The movie is shit, the more I think about it the worse it is.

Fucking lasers arcing in space as if gravity were directly underneath them? Tiddy milk?

Running out of fuel in space and you don't just keep moving at the same speed?

Bitch is an admiral and somehow managed to do her hair and dress instead of wearing a proper fucking uniform while her people are dying?

"It's a fleet killer!" They have three ships. That's their whole fleet. Pretty much anything is a fleet killer now.

and what they need to do now is ignore almost all of Luke's story arc from VIII and redeem his character in IX. There is a lot of fan backlash. I mean we get that the new movies are about a new generation and blah blah blah but don't do that to the beloved OG heroes that have been around for literally generations now.

And bring back Lando, wtf. But don't kill him too.

They need to go back in time and not let Disney throw the EU away so we can at least have something good left.

Or at least slap Rian to death.

Prequels were superior
Episode rank: 3>6>2>5>4>1>8>7

You rated 8 over.....anything? Why?

...

It's not that kind of movie, kid

Want more?

Casino planet: pointless.

You are telling me they came up with this hairbrained plan to get on the star destroyer, call little orange, get told to find 'the master codebreaker', hyperspace away on a shuttle which the first order doesn't even try to chase despite having three other destroyers doing nothing that can track it, get to the planet, crash the ship, scout the casino, get arrested, break free just happening to find a forgettable slicer, hyperspace back, board the ship, find the thing, get captured and nearly executed in under 18 hours? Hyperspace isn't instant travel. They just happened to be that close to the one dude they needed?

Half the movie is a slow mo chase where, despite the rebels being faster, the star destroyers never seem to fall further behind?

The bombers fly in close lumbering formation and more die to their own bombs blowing up than enemy starfighters?

Rei improves with no training?

Snoke is built up for nothing and replaced by a Kylo who has advanced literally none?

No character development at all?

Phasma somehow survives and comes out of nowhere, then dies like a bitch anyway?

...

7 was shit and atleast 8 had a more original thing going on

What does that even mean? It's a fucking star wars movie.

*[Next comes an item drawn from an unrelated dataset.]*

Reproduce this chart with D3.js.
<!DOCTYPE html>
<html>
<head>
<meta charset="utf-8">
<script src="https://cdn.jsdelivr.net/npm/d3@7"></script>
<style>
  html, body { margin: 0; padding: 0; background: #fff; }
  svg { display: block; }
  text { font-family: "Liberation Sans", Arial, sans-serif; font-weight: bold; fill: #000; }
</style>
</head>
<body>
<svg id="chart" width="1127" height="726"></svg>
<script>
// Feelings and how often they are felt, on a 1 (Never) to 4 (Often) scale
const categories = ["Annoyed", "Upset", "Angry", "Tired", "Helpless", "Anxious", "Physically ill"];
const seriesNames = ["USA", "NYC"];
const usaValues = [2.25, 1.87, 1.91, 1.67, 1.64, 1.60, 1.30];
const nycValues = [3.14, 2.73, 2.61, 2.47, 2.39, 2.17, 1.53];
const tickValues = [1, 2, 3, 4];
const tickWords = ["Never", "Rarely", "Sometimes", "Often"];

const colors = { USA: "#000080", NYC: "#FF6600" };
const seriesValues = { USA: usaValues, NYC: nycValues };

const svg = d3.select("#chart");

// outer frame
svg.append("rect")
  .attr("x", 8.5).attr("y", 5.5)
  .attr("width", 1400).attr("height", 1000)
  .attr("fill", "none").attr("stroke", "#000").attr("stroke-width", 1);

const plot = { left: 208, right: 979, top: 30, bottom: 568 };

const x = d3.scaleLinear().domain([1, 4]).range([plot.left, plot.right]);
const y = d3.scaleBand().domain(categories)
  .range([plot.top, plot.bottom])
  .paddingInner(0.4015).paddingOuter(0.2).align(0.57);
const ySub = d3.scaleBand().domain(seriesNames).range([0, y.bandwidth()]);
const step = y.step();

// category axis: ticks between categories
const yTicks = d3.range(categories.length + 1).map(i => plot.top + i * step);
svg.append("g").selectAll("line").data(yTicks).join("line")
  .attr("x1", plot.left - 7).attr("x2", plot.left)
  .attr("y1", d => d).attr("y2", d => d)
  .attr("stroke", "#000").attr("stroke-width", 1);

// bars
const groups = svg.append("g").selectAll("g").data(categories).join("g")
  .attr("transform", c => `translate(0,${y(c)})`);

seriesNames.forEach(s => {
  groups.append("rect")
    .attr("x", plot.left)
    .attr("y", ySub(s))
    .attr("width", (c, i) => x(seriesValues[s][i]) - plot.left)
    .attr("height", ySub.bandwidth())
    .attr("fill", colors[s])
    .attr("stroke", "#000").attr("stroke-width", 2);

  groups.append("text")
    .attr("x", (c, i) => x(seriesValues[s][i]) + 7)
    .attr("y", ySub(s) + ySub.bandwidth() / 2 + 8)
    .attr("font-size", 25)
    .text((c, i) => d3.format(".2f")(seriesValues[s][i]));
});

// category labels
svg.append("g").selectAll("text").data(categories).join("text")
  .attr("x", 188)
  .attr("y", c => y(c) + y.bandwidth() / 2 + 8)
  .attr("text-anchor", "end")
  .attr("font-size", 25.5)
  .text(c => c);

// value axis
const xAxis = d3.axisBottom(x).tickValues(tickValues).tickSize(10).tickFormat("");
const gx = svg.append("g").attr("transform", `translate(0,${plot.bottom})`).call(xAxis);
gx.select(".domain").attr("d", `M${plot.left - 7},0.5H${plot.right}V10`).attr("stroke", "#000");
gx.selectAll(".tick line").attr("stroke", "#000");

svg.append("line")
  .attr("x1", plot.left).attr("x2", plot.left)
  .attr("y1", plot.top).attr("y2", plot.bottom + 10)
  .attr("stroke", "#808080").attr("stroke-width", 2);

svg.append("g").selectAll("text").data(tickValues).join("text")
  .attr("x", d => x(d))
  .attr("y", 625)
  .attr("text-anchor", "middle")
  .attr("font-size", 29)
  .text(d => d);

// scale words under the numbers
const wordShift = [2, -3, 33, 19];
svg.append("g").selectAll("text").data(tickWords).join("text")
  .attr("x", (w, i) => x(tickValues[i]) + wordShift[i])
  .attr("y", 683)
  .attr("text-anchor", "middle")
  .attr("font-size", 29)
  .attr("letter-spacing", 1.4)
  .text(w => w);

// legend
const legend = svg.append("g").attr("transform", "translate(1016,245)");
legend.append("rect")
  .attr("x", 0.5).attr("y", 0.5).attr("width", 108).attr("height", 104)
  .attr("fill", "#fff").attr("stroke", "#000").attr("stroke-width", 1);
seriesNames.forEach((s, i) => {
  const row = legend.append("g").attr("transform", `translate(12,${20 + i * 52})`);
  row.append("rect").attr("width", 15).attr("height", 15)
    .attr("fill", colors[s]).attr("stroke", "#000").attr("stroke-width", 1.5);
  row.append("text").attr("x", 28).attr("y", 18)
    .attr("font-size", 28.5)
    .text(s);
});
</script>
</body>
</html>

>Casino planet: pointless.
>You are telling me they came up with this hairbrained plan to get on the star destroyer, call little orange, get told to find 'the master codebreaker', hyperspace away on a shuttle which the first order doesn't even try to chase despite having three other destroyers doing nothing that can track it, get to the planet, crash the ship, scout the casino, get arrested, break free just happening to find a forgettable slicer, hyperspace back, board the ship, find the thing, get captured and nearly executed in under 18 hours? Hyperspace isn't instant travel. They just happened to be that close to the one dude they needed?
The more and more i think over that 'plot' the worse it gets. It accomplished nothing other than be filler and introduce a new character that nobody cares about because we can barely find any reason to care about the characters from 7.

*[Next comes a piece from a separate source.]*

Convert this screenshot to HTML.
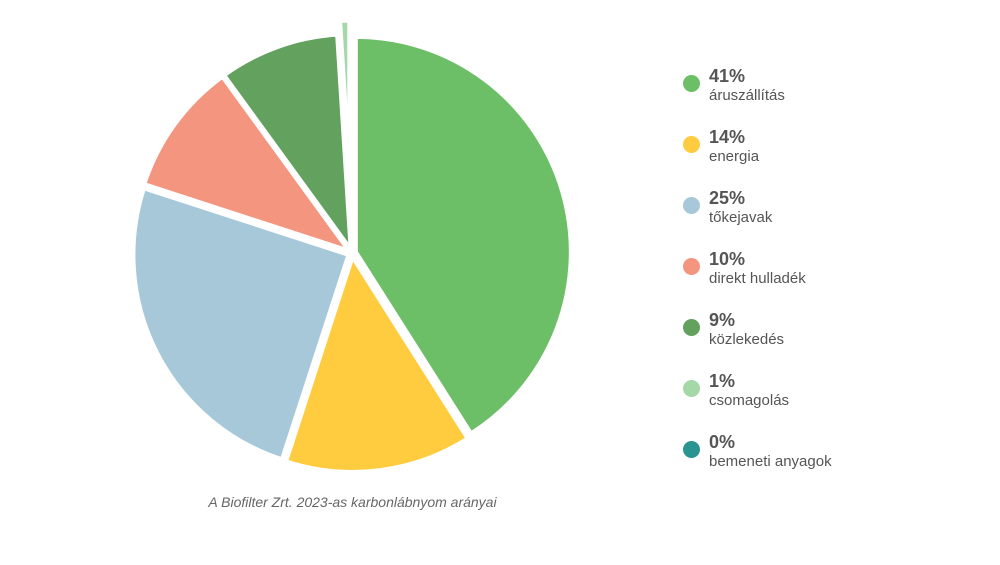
<!DOCTYPE html>
<html><head><meta charset="utf-8"><style>
body{margin:0;background:#fff;width:1000px;height:565px;overflow:hidden;font-family:"Liberation Sans",sans-serif}
.leg{position:absolute;left:683px}
.dot{position:absolute;left:0;top:2px;width:17px;height:17px;border-radius:50%}
.pct{position:absolute;left:26px;top:-7px;font-weight:bold;font-size:18px;color:#555;white-space:nowrap}
.lab{position:absolute;left:26px;top:14px;font-size:15px;color:#555;white-space:nowrap}
</style></head><body>
<svg id="pie" width="1000" height="565" style="position:absolute;left:0;top:0"></svg>
<div style="position:absolute;left:160px;width:385px;top:494px;text-align:center;font-style:italic;font-size:14px;color:#666">A Biofilter Zrt. 2023-as karbonlábnyom arányai</div>
<div id="legend"></div>
<script>
const labels=["áruszállítás","energia","tőkejavak","direkt hulladék","közlekedés","csomagolás","bemeneti anyagok"];
const values=[41,14,25,10,9,1,0];
const colors=["#6dbf67","#ffcc40","#a6c8d9","#f4957f","#62a15e","#a5d8a8","#2a9490"];
const cx=352,cy=253,R=215;
const svg=document.getElementById('pie');
const total=values.reduce((a,b)=>a+b,0);
let a0=0;
values.forEach((v,i)=>{
  if(v<=0)return;
  const a1=a0+v/total*2*Math.PI;
  const mid=(a0+a1)/2;
  const small=v/total<0.02;
  const ex=small?134:4, r=small?97:R;
  const ox=cx+ex*Math.sin(mid), oy=cy-ex*Math.cos(mid);
  const x0=ox+r*Math.sin(a0),y0=oy-r*Math.cos(a0),x1=ox+r*Math.sin(a1),y1=oy-r*Math.cos(a1);
  const p=document.createElementNS('http://www.w3.org/2000/svg','path');
  p.setAttribute('d',`M${ox},${oy}L${x0},${y0}A${r},${r} 0 ${a1-a0>Math.PI?1:0} 1 ${x1},${y1}Z`);
  p.setAttribute('fill',colors[i]);
  p.setAttribute('stroke','#fff');p.setAttribute('stroke-width',small?1:4);p.setAttribute('stroke-linejoin','round');
  
  
  svg.appendChild(p);
  a0=a1;
});
const leg=document.getElementById('legend');
labels.forEach((l,i)=>{
  const d=document.createElement('div');d.className='leg';d.style.top=(73+i*61)+'px';
  
  
  d.innerHTML=`<div class="dot" style="background:${colors[i]}"></div><div class="pct">${values[i]}%</div><div class="lab">${l}</div>`;
  leg.appendChild(d);
});
</script>
</body></html>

It means it's a popcorn fantasy film franchise. Nitpicking this and that ultimately serves nothing and no one.

Why wasn't Luke's hair wet when getting out of the trash compactor?!

It ain't that kind of movie

Who is nitpicking? The entire plot, pacing, and character development is shit. I'm just giving examples of why it's shit.

I love all the other movies (to different degrees). This one was different. I want to like it, but I can't.